WRITTEN PROBLEM
Write out each line that follows exactly as it stands, without the pictures.

DATA SECTION
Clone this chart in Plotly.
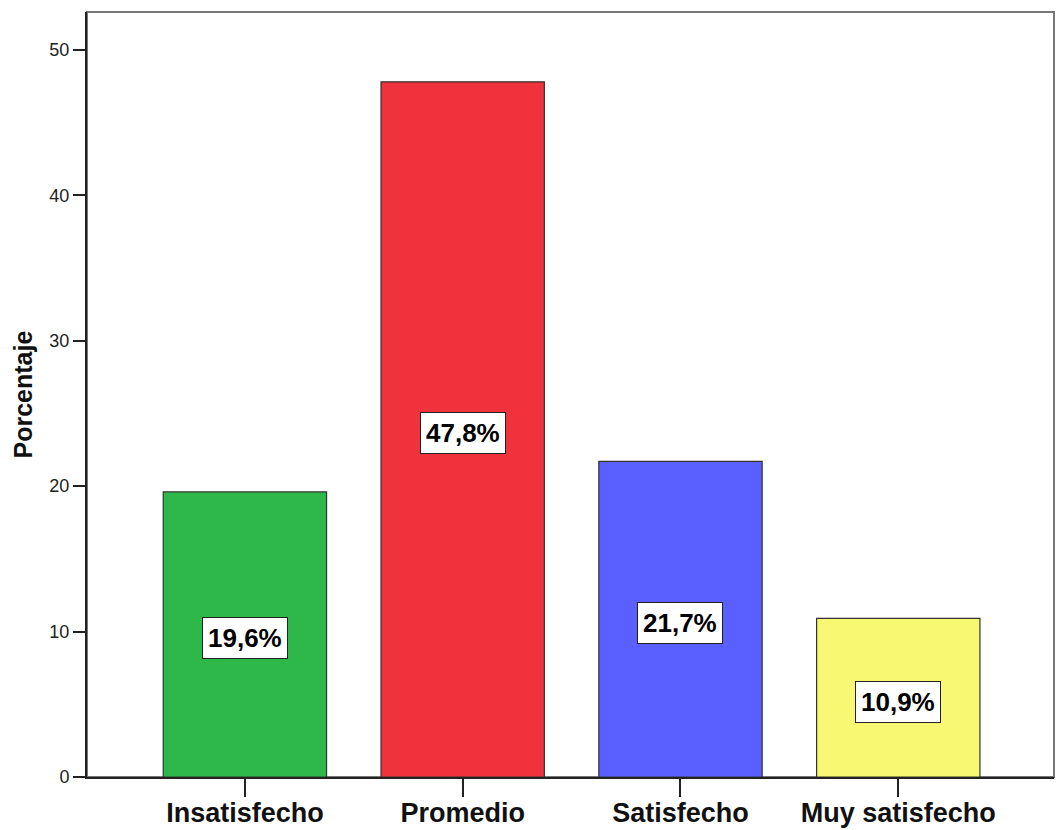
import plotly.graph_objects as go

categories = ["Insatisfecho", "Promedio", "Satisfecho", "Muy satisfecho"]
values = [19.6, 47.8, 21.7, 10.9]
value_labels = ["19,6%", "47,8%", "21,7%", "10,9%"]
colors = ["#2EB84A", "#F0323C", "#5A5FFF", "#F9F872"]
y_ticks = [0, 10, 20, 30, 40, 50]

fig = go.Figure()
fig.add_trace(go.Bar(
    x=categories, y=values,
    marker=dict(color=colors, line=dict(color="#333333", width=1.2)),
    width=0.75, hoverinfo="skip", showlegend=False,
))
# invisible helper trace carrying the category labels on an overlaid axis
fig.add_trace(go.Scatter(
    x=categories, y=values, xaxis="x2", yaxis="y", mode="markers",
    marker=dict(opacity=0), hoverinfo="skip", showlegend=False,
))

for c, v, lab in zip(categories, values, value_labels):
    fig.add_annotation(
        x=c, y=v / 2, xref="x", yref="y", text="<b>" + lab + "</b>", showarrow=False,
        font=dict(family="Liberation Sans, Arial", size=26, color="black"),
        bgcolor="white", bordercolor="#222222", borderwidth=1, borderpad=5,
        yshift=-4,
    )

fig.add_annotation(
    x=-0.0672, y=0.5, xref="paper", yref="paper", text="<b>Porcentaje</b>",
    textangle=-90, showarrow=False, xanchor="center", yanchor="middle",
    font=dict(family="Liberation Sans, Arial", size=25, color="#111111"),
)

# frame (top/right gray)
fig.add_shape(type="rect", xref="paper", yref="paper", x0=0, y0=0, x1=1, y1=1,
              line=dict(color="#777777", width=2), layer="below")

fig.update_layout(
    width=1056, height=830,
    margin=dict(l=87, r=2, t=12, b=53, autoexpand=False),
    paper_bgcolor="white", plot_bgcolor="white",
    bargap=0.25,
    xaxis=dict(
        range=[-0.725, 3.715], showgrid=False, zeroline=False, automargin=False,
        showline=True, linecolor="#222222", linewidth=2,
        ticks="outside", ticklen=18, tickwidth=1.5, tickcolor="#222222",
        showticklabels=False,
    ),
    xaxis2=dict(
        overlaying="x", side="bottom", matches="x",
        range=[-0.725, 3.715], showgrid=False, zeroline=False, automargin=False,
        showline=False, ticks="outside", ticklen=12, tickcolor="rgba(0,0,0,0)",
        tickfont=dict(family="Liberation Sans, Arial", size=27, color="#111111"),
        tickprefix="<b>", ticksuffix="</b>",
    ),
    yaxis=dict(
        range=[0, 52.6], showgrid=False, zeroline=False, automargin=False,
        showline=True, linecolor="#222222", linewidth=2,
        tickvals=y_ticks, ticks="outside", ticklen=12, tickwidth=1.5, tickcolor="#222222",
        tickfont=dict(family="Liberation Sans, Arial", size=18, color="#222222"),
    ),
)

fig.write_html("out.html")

SOLUTION TO THIS TASK
Clone this chart in Plotly.
import plotly.graph_objects as go

categories = ["Insatisfecho", "Promedio", "Satisfecho", "Muy satisfecho"]
values = [19.6, 47.8, 21.7, 10.9]
value_labels = ["19,6%", "47,8%", "21,7%", "10,9%"]
colors = ["#2EB84A", "#F0323C", "#5A5FFF", "#F9F872"]
y_ticks = [0, 10, 20, 30, 40, 50]

fig = go.Figure()
fig.add_trace(go.Bar(
    x=categories, y=values,
    marker=dict(color=colors, line=dict(color="#333333", width=1.2)),
    width=0.75, hoverinfo="skip", showlegend=False,
))
# invisible helper trace carrying the category labels on an overlaid axis
fig.add_trace(go.Scatter(
    x=categories, y=values, xaxis="x2", yaxis="y", mode="markers",
    marker=dict(opacity=0), hoverinfo="skip", showlegend=False,
))

for c, v, lab in zip(categories, values, value_labels):
    fig.add_annotation(
        x=c, y=v / 2, xref="x", yref="y", text="<b>" + lab + "</b>", showarrow=False,
        font=dict(family="Liberation Sans, Arial", size=26, color="black"),
        bgcolor="white", bordercolor="#222222", borderwidth=1, borderpad=5,
        yshift=-4,
    )

fig.add_annotation(
    x=-0.0672, y=0.5, xref="paper", yref="paper", text="<b>Porcentaje</b>",
    textangle=-90, showarrow=False, xanchor="center", yanchor="middle",
    font=dict(family="Liberation Sans, Arial", size=25, color="#111111"),
)

# frame (top/right gray)
fig.add_shape(type="rect", xref="paper", yref="paper", x0=0, y0=0, x1=1, y1=1,
              line=dict(color="#777777", width=2), layer="below")

fig.update_layout(
    width=1056, height=830,
    margin=dict(l=87, r=2, t=12, b=53, autoexpand=False),
    paper_bgcolor="white", plot_bgcolor="white",
    bargap=0.25,
    xaxis=dict(
        range=[-0.725, 3.715], showgrid=False, zeroline=False, automargin=False,
        showline=True, linecolor="#222222", linewidth=2,
        ticks="outside", ticklen=18, tickwidth=1.5, tickcolor="#222222",
        showticklabels=False,
    ),
    xaxis2=dict(
        overlaying="x", side="bottom", matches="x",
        range=[-0.725, 3.715], showgrid=False, zeroline=False, automargin=False,
        showline=False, ticks="outside", ticklen=12, tickcolor="rgba(0,0,0,0)",
        tickfont=dict(family="Liberation Sans, Arial", size=27, color="#111111"),
        tickprefix="<b>", ticksuffix="</b>",
    ),
    yaxis=dict(
        range=[0, 52.6], showgrid=False, zeroline=False, automargin=False,
        showline=True, linecolor="#222222", linewidth=2,
        tickvals=y_ticks, ticks="outside", ticklen=12, tickwidth=1.5, tickcolor="#222222",
        tickfont=dict(family="Liberation Sans, Arial", size=18, color="#222222"),
    ),
)

fig.write_html("out.html")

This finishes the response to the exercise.